The Euclid Satellite: Launched by the European Space Agency in 2023, the Euclid satellite is on a mission to map the large-scale structure of the universe with unprecedented detail. By precisely measuring the positions and redshifts of billions of galaxies, Euclid will create a 3D map of the cosmos, allowing for independent measurements of the Hubble Constant and a powerful test of the ΛCDM model.
CMB-S4: The next generation of ground-based cosmic microwave background experiments, known as CMB-S4, will map the CMB with even greater sensitivity and resolution than Planck. This will provide more precise measurements of the parameters of the ΛCDM model and could reveal subtle signatures of new physics, such as early dark energy or sterile neutrinos.
Gravitational Waves as Standard Sirens: The detection of gravitational waves from merging neutron stars has opened up an entirely new way to measure cosmic distances. These events, known as "standard sirens," emit both gravitational waves and light. By analyzing the gravitational wave signal, astronomers can directly calculate the distance to the source. This provides an independent calibration for the cosmic distance ladder, free from some of the systematic uncertainties that plague the traditional methods.

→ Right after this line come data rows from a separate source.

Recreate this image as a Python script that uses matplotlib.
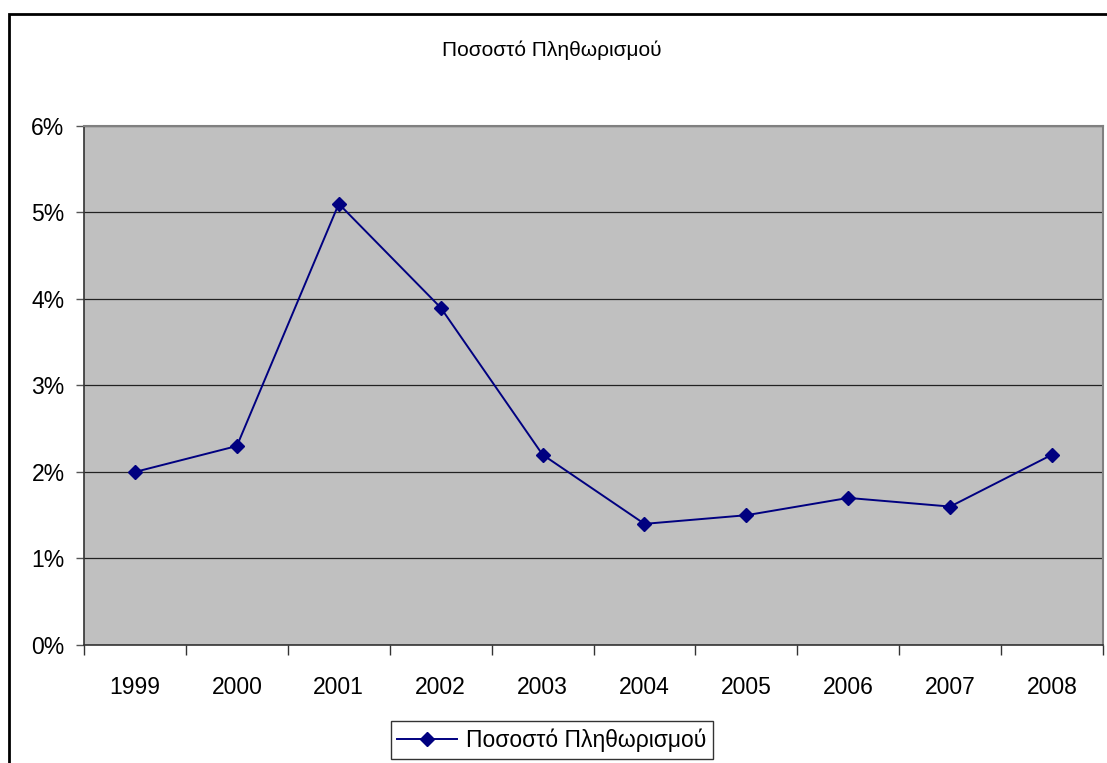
import numpy as np
import matplotlib.pyplot as plt
from matplotlib.patches import Rectangle
from matplotlib.ticker import FixedLocator, PercentFormatter

plt.rcParams["font.family"] = ["Liberation Sans", "DejaVu Sans"]

years = ["1999", "2000", "2001", "2002", "2003", "2004", "2005", "2006", "2007", "2008"]
inflation = [2.0, 2.3, 5.1, 3.9, 2.2, 1.4, 1.5, 1.7, 1.6, 2.2]
y_ticks = [0, 1, 2, 3, 4, 5, 6]
series_name = "Ποσοστό Πληθωρισμού"

fig = plt.figure(figsize=(11.07, 7.63), dpi=100)
ax = fig.add_axes([0.0759, 0.1547, 0.9205, 0.6802])

# outer chart frame
frame = Rectangle((9 / 1107, -0.05), 1.05, (763 - 14) / 763 + 0.05,
                  transform=fig.transFigure, fill=False, edgecolor="black",
                  linewidth=2, clip_on=False)
fig.patches.append(frame)

ax.set_facecolor("#C0C0C0")
x = np.arange(len(years))
ax.plot(x, inflation, color="#000080", linewidth=1.4, marker="D",
        markersize=7, markerfacecolor="#000080", markeredgecolor="#000080",
        label=series_name, zorder=3)

ax.set_xlim(-0.5, len(years) - 0.5)
ax.set_ylim(0, 6)
ax.set_yticks(y_ticks)
ax.yaxis.set_major_formatter(PercentFormatter(decimals=0))
ax.grid(axis="y", color="#222222", linewidth=0.9)
ax.set_axisbelow(True)

ax.set_xticks(x)
ax.set_xticklabels(years)
ax.xaxis.set_minor_locator(FixedLocator(np.arange(-0.5, len(years), 1.0)))
ax.tick_params(axis="x", which="major", length=0, pad=22, labelsize=16.5)
ax.tick_params(axis="x", which="minor", length=7, width=1, color="#333333")
ax.tick_params(axis="y", length=6, width=1, color="#555555", pad=8, labelsize=16.5)

for side in ["top", "right"]:
    ax.spines[side].set_color("#808080")
    ax.spines[side].set_linewidth(1.5)
for side in ["left", "bottom"]:
    ax.spines[side].set_color("#333333")
    ax.spines[side].set_linewidth(1.2)

fig.text(0.4986, 1 - 50 / 763, series_name, ha="center", va="center", fontsize=15)

leg = ax.legend(loc="center", bbox_to_anchor=(552 / 1107, 1 - 740 / 763),
                bbox_transform=fig.transFigure, fontsize=16.5, frameon=True,
                fancybox=False, handlelength=2.6, handletextpad=0.4,
                borderpad=0.3, borderaxespad=0)
leg.get_frame().set_edgecolor("black")
leg.get_frame().set_linewidth(1)

fig.savefig("out.png", dpi=100)
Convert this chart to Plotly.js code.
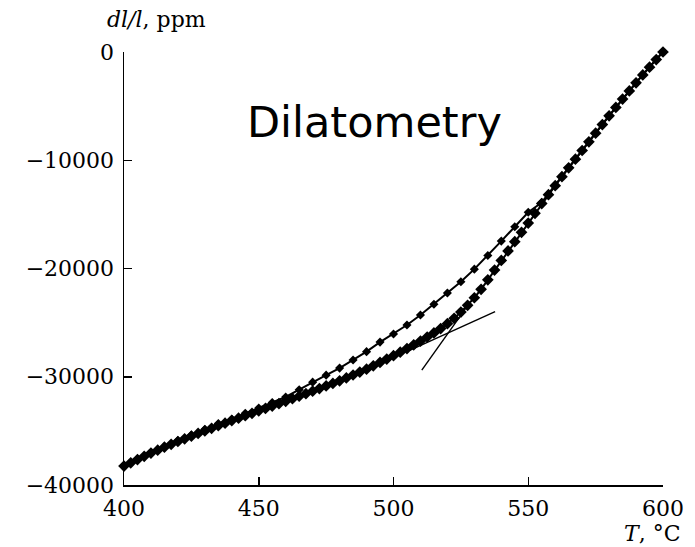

A Crisis or an Opportunity?

The Hubble tension represents a significant challenge to our current understanding of the universe. However, it is also an incredible opportunity. Throughout the history of science, it is often in these moments of crisis, when observations clash with theory, that the most profound breakthroughs occur.

Whether the resolution to this cosmic tension lies in a more complete understanding of our measurement tools or in the discovery of new and unexpected physics, one thing is certain: the journey to find the answer will push the boundaries of our knowledge and provide us with a deeper and more accurate picture of the magnificent and ever-expanding universe we call home. The drama in the cosmos continues, and we are all eagerly awaiting the next act.